TR – O senhor está concluindo o seu primeiro mandato com um índice de aprovação altíssimo, um dos maiores entre os governadores do Brasil. Alguma vez o senhor projetou chegar aonde chegou?
Camilo Santana – Eu fiz a opção de entrar para a vida pública, hoje em dia essa não é uma escolha fácil. Eu acredito que tenha vocação para isso, para servir ao meu estado, talvez influenciado pelo meu pai (Eudoro Santana, presidente do Implanfor e ex-deputado), fui secretário do Cid quase os dois mandatos inteiros e escolhido para dar continuidade a esse projeto, que assumi como uma missão. Não imaginava enfrentar um período tão conturbado, de crise, seca, e violência, que é um dos maiores desafios de um gestor hoje.

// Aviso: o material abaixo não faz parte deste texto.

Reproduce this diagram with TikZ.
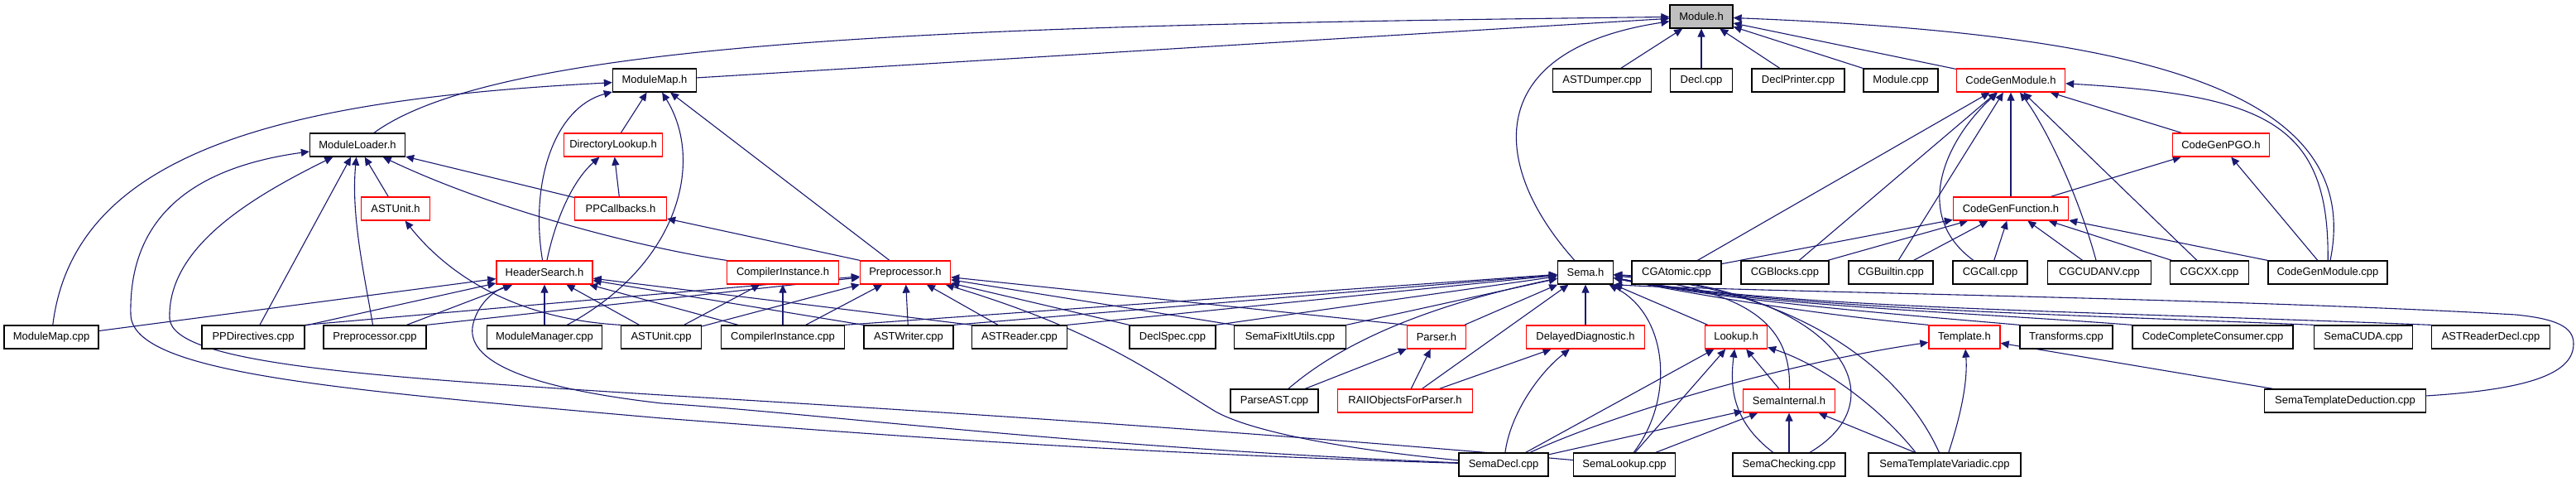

TR – Neste período como governador, qual foi o seu maior orgulho e qual será a sua meta caso seja novamente eleito?
Camilo Santana – Meu maior orgulho são os resultados na educação, sem sombra de dúvida. Nenhum país do mundo se desenvolveu sem ter justiça social e boa educação, esse é o caminho. E o maior desafio é continuar lutando para garantir um estado de paz para os cearenses. A gente abre uma perspectiva muito boa na economia, somos o estado mais equilibrado, não somente na questão das finanças, mas de poder investir, que é o que a população quer.
Perfil
Camilo Sobreira de Santana (PT) é o atual governador do Ceará, eleito aos 46 anos. Graduado em Agronomia e mestre em Desenvolvimento e Meio Ambiente pela Universidade Federal do Ceará. Funcionário de carreira do Ibama, foi secretário do Desenvolvimento Agrário e das Cidades na gestão Cid Gomes (PDT). É casado com a educadora Onélia Leite Santana, com quem tem dois filhos, Pedro, de oito anos, e Luiza, de seis.